One of my favorite things to do is study my creative family tree. In Austin Kleon’s book Steal Like an Artist, he recommends studying one of your favorite artists to find out who inspires them. Then study that artist and continue to climb up your creative family tree. If I’m feeling particularly stuck, I’ll choose a new artist to study and pretty soon I’ll find myself on a new branch, working on something new.
Carrie: Who inspires you?
My kids inspired me to begin and they continue to inspire me. The ease at which they create is a good reminder to not take things too seriously. I’m inspired by the artists that I’ve studied for my creative family tree especially Jean Michel Basquiat and Andy Warhol.
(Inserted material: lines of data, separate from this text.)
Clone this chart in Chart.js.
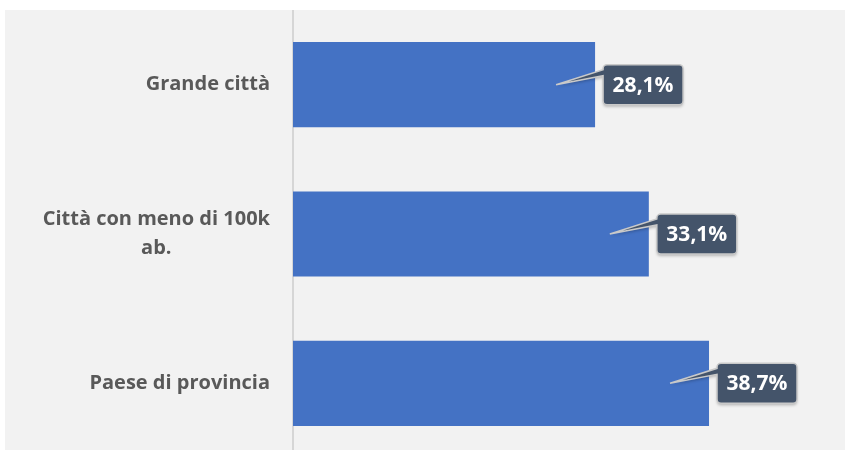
<!DOCTYPE html>
<html>
<head>
<meta charset="utf-8">
<script src="https://cdn.jsdelivr.net/npm/chart.js@4/dist/chart.umd.min.js"></script>
<style>
  html,body{margin:0;padding:0;background:#fff;overflow:hidden;}
  #wrap{position:absolute;left:5px;top:10px;width:840px;height:448px;background:#f2f2f2;}
</style>
</head>
<body>
<div id="wrap"><canvas id="chart"></canvas></div>
<script>
// categories and values
const categories = ['Grande città', ['Città con meno di 100k', 'ab.'], 'Paese di provincia'];
const values = [28.1, 33.1, 38.7];
const axisMin = 0;
const axisMax = 50;

const FONT = '"Open Sans", "Noto Sans", sans-serif';

function fmt(v){ return v.toFixed(1).replace('.', ',') + '%'; }

// category labels on the left, right aligned, wrapped lines centred on each other
const yLabels = {
  id: 'yLabels',
  afterDraw(chart){
    const ctx = chart.ctx;
    const y = chart.scales.y;
    const right = chart.chartArea.left - 23;
    ctx.save();
    ctx.font = 'bold 20px ' + FONT;
    ctx.fillStyle = '#595959';
    ctx.textBaseline = 'middle';
    categories.forEach((c, i) => {
      const lines = Array.isArray(c) ? c : [c];
      const widest = Math.max(...lines.map(l => ctx.measureText(l).width));
      const cy = y.getPixelForValue(i);
      const lh = 29;
      const y0 = cy - (lines.length - 1) * lh / 2;
      ctx.textAlign = 'center';
      lines.forEach((l, j) => ctx.fillText(l, right - widest / 2, y0 + j * lh));
    });
    ctx.restore();
  }
};

// dark callout boxes next to the bar ends
const callouts = {
  id: 'callouts',
  afterDatasetsDraw(chart){
    const ctx = chart.ctx;
    const meta = chart.getDatasetMeta(0);
    meta.data.forEach((bar, i) => {
      const L = bar.x + 8, W = 80, H = 40;
      const T = bar.y - H / 2, R = L + W, B = T + H, r = 4;
      const tipX = bar.x - 39, tipY = bar.y;
      ctx.save();
      ctx.beginPath();
      ctx.moveTo(L + r, T);
      ctx.arcTo(R, T, R, B, r);
      ctx.arcTo(R, B, L, B, r);
      ctx.arcTo(L, B, L, T, r);
      ctx.lineTo(L, T + 11);
      ctx.lineTo(tipX, tipY);
      ctx.lineTo(L, T + 5);
      ctx.arcTo(L, T, R, T, r);
      ctx.closePath();
      ctx.shadowColor = 'rgba(0,0,0,0.25)';
      ctx.shadowOffsetY = 2;
      ctx.shadowBlur = 3;
      ctx.fillStyle = '#44546a';
      ctx.fill();
      ctx.shadowColor = 'transparent';
      ctx.lineWidth = 1.5;
      ctx.strokeStyle = '#c9c9c9';
      ctx.stroke();
      ctx.font = 'bold 21px ' + FONT;
      ctx.fillStyle = '#ffffff';
      ctx.textAlign = 'center';
      ctx.textBaseline = 'middle';
      ctx.fillText(fmt(values[i]), (L + R) / 2, bar.y + 1);
      ctx.restore();
    });
  }
};

new Chart(document.getElementById('chart'), {
  type: 'bar',
  data: {
    labels: categories,
    datasets: [{
      data: values,
      backgroundColor: '#4472c4',
      borderWidth: 0,
      categoryPercentage: 1,
      barPercentage: 0.57
    }]
  },
  options: {
    indexAxis: 'y',
    responsive: true,
    maintainAspectRatio: false,
    animation: false,
    layout: { padding: { left: 0, right: 14.5, top: 0, bottom: 0 } },
    plugins: { legend: { display: false }, tooltip: { enabled: false } },
    scales: {
      x: { display: false, min: axisMin, max: axisMax },
      y: {
        ticks: { display: false },
        grid: { display: false },
        border: { display: true, color: '#d6d6d6', width: 2 },
        afterFit: s => { s.width = 288; }
      }
    }
  },
  plugins: [yLabels, callouts]
});
</script>
</body>
</html>
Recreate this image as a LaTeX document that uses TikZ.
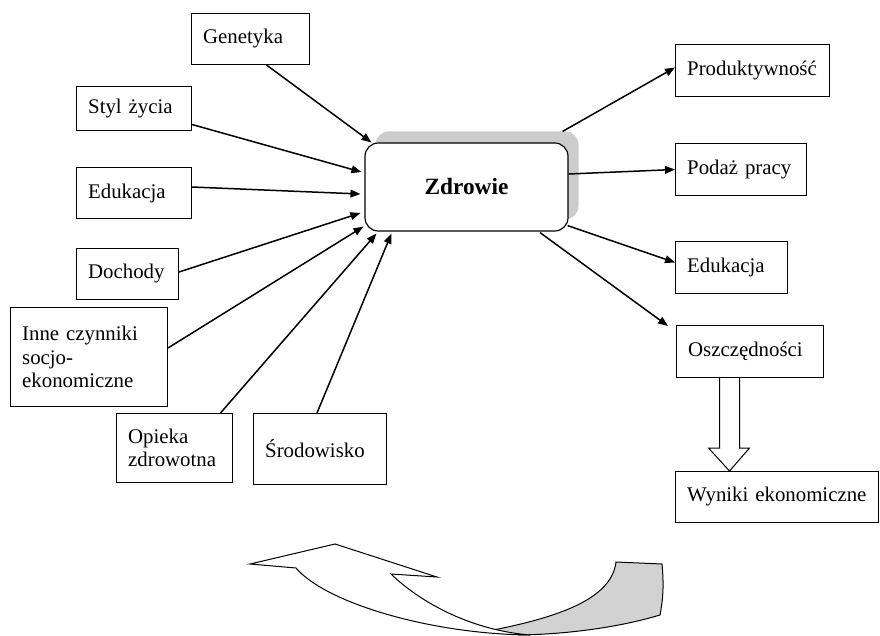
\documentclass[tikz,border=0pt]{standalone}
\usepackage{fontspec}
\setmainfont{Liberation Serif}
\usetikzlibrary{arrows.meta,calc,shadows}

\begin{document}
\begin{tikzpicture}[x=0.6pt, y=-0.6pt, >={Triangle[length=6pt,width=4.6pt]},
    box/.style={draw, line width=0.6pt, inner xsep=7pt, inner ysep=2pt, align=left, anchor=north west, font=\fontsize{12.5}{14}\selectfont},
    link/.style={->, line width=0.9pt}]
    \useasboundingbox (0,0) rectangle (880,635);

                    \node[box, text width=56.8pt, minimum height=30.6pt] (gen) at (191,13) {Genetyka};
                    \node[box, text width=55pt, minimum height=26.4pt] (sty) at (76,86) {Styl życia};
                    \node[box, text width=55pt, minimum height=30.6pt] (edl) at (76,167) {Edukacja};
                    \node[box, text width=47.2pt, minimum height=30.6pt] (doc) at (76,248) {Dochody};
                    \node[box, text width=80.2pt, minimum height=59.4pt] (inn) at (10,307) {Inne czynniki\\socjo-\\ekonomiczne};
                    \node[box, text width=55.6pt, minimum height=41.4pt] (opi) at (116,413) {Opieka\\zdrowotna};
                    \node[box, text width=65.8pt, minimum height=42.6pt] (sro) at (253,413) {Środowisko};

                    \node[draw, fill=white, line width=0.7pt, rounded corners=8pt, minimum width=121.8pt, minimum height=52.8pt,
                          font=\fontsize{14}{16}\selectfont\bfseries,
                          drop shadow={shadow xshift=6.3pt, shadow yshift=7pt, fill=gray!40, opacity=1}] (zdr) at (466.5,187) {Zdrowie};

                    \node[box, text width=78.4pt, minimum height=31.2pt] (pro) at (675,44) {Produktywność};
                    \node[box, text width=64.6pt, minimum height=31.2pt] (pod) at (675,143) {Podaż pracy};
                    \node[box, text width=53.2pt, minimum height=31.2pt] (edr) at (675,241) {Edukacja};
                    \node[box, text width=74.2pt, minimum height=31.2pt] (osz) at (676,325) {Oszczędności};
                    \node[box, text width=107.8pt, minimum height=30.6pt] (wyn) at (675,471) {Wyniki ekonomiczne};

                    \draw[link] ($(gen.south)+(16,0)$) -- ($(zdr.north west)+(7,0)$);
                    \draw[link] ($(sty.east)+(0,16)$) -- ($(zdr.west)+(-3,-15)$);
                    \draw[link] ($(edl.east)+(0,-6)$) -- ($(zdr.west)+(-4,7)$);
                    \draw[link] ($(doc.east)+(0,-2)$) -- ($(zdr.west)+(-4,26)$);
                    \draw[link] ($(inn.east)+(0,-9)$) -- ($(zdr.south west)+(-1,-5)$);
                    \draw[link] ($(opi.north)+(46,0)$) -- ($(zdr.south west)+(12,2)$);
                    \draw[link] ($(sro.north)+(-3,0)$) -- ($(zdr.south west)+(27,2)$);

                    \draw[link] ($(zdr.north east)+(-6,-11)$) -- ($(pro.west)+(0,-3)$);
                    \draw[link] ($(zdr.east)+(0,-13)$) -- (pod.west);
                    \draw[link] ($(zdr.south east)+(-1,-6)$) -- ($(edr.west)+(0,-5)$);
                    \draw[link] ($(zdr.south)+(73.5,1)$) -- ($(osz.north west)+(-8,1)$);

                    \draw[line width=0.6pt, fill=white] ($(osz.south)+(-30.5,0)$) -- ++(0,70) -- ++(-11,0) -- ++(21,23) -- ++(20,-23) -- ++(-10,0) -- ++(0,-70);

                    \filldraw[line width=0.6pt, fill=gray!35] (493,630) .. controls (570,615) and (612,595) .. (616,562) -- (662,564)
                        .. controls (664,585) and (663,600) .. (660,615) .. controls (620,627) and (570,634) .. (520,635) -- cycle;
                    \filldraw[line width=0.6pt, fill=white] (296,568) -- (250,564) -- (335,544) -- (437,577) -- (391,574)
                        .. controls (420,602) and (470,630) .. (530,635) .. controls (430,634) and (326,603) .. (296,568) -- cycle;
                \end{tikzpicture}
\end{document}
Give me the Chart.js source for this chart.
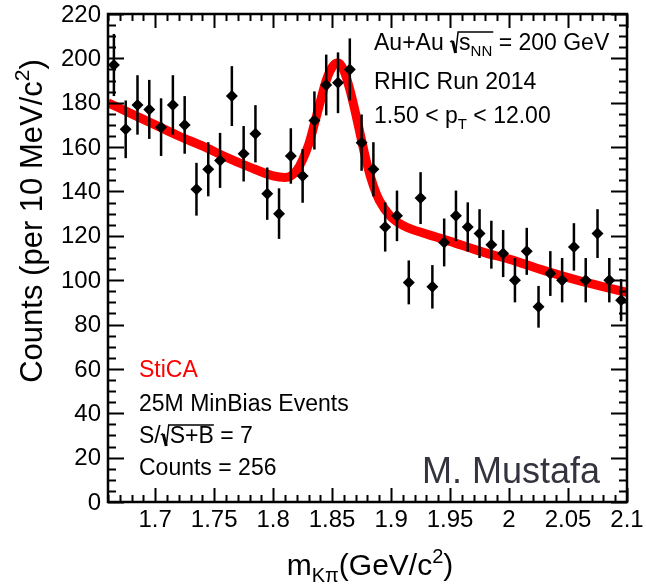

I also love Lisa Congdon’s work, the breadth of what she does, how much creates, and her willingness to help other artists.
Carrie: Name one creative resource you can’t live without.
Instagram. I love seeing the peeks into other artists’ processes and their personal lives. It’s fascinating to follow both seasoned artists and those just starting out, artists from all over the world and just see how we are all so alike yet so different.
Carrie: How do you define Creativity?
I think of creativity as approaching something in a unique way. I’m not sure that it’s something you can really study or understand so I don’t really think about it or focus on trying to be creative. I just focus on creating. That’s what I enjoy; I’m a maker. I figure the more I make, the better I’ll get, and the more opportunities I’ll have at being creative.